Working the field

The past few weeks I have been busy in my field, trying to break ground, remove the tall branchy weeds and turn the dirt so the roots and weed debris can nourish the ground over the winter.  I have been doing it all by hand because it gives me a good feel or the type of soil I have by its consistency and the types of weeds growing (it varies), I love the physical labor and it gives me a tremendous feeling of satisfaction.  But, winter is coming and now that I am physically in the field and can sense how much space I am dealing with, I will get a rototiller in there to help me break more plots for our gardens.  I don’t get have a tractor, so we are making do with what we have.

I am going to have a number of ‘plots’ of approximately the same size so I can separate my veggies.  My field isn’t perfectly square, so there is some adjustment to make as we work around curves and a corner of heavy brush.  Having my veggies separate will help keep things better organized, make rotations easier, and help with better record keeping (I think).  I’m not sure what a great size is or exactly how much I will be growing, but each plot is bigger than any garden I’ve ever had so I should have enough space for my first year gardening on this scale.  For items like tomatoes, I will use more than one plot – or work two-three very large plots so I can do a 3-year rotation through the plots and keep the same size area to work in.  Not sure yet.  I only have two plots complete so far, and am working on the 3rd and 4th currently.
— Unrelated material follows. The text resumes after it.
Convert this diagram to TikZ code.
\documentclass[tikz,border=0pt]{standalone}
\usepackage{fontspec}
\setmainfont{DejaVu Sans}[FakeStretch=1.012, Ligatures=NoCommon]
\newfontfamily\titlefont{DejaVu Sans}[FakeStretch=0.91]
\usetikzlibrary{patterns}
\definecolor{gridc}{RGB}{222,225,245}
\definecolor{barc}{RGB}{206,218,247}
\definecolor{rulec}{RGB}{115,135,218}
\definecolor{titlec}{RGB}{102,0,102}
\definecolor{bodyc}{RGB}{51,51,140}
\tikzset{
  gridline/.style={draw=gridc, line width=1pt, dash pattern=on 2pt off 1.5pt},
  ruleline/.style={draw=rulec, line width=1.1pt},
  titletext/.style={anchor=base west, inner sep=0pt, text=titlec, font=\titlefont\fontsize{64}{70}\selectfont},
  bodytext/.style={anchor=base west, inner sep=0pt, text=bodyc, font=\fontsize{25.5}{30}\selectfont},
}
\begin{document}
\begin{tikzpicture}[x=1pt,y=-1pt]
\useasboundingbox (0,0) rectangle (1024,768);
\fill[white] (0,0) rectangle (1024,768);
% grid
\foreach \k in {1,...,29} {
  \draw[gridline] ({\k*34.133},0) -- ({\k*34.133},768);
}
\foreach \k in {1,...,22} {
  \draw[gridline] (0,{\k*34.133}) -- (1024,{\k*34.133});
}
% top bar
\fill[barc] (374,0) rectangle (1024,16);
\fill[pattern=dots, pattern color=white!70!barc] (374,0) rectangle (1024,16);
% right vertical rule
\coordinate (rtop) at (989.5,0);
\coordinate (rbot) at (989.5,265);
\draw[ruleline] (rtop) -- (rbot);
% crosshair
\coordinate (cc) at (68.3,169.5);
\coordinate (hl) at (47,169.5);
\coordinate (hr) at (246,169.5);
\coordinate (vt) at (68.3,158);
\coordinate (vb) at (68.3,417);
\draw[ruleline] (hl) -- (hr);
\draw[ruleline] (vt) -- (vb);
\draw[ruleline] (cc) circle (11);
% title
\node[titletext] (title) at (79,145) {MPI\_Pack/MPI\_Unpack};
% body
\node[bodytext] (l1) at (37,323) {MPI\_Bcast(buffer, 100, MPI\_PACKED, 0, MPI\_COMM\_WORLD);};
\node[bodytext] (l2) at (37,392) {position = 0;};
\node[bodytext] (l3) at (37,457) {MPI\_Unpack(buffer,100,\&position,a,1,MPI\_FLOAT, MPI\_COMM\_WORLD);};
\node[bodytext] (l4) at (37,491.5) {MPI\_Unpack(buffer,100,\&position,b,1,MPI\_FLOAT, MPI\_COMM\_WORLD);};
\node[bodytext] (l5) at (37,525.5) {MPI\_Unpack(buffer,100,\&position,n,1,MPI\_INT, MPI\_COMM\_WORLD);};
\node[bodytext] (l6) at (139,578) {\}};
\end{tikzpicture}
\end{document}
I am laying all the tall weeds in one direction outlining my plots.  I figure they will eventually compost themselves or next spring I can use them as mulch.  That is easier than carting them off to a compost pile, and it gives the plots a perimeter so I can visually see their size.

Over the winter I will be dumping our rabbit bedding on the soil, and our chicken bedding for the first half of winter.  Chicken manure can burn tender plants if it hasn’t aged long enough, so just to be sure I will stop laying chicken bedding on the field sometime mid-winter.  Rabbit poo can go on any time without aging, so that will go out all winter long.  Come spring we will rototill it all in again, then till once more before I plant my seedlings.  I am working out plans to build a seed starting room in my basement because I will need lots of space for all of our tomato, herb, celery, and other seedlings that need to be started indoors. I will share more about that once we figure out what we are doing.  If any of you have an indoor greenhouse, I’d love to hear how you did it!

Here is the work I’ve done so far using just a shovel.   The first plot is dedicated to raspberry bushes that I moved up from our woods.  I wanted them closer to the house so I could trellis them and cover them if need be so the birds don’t get to all of them.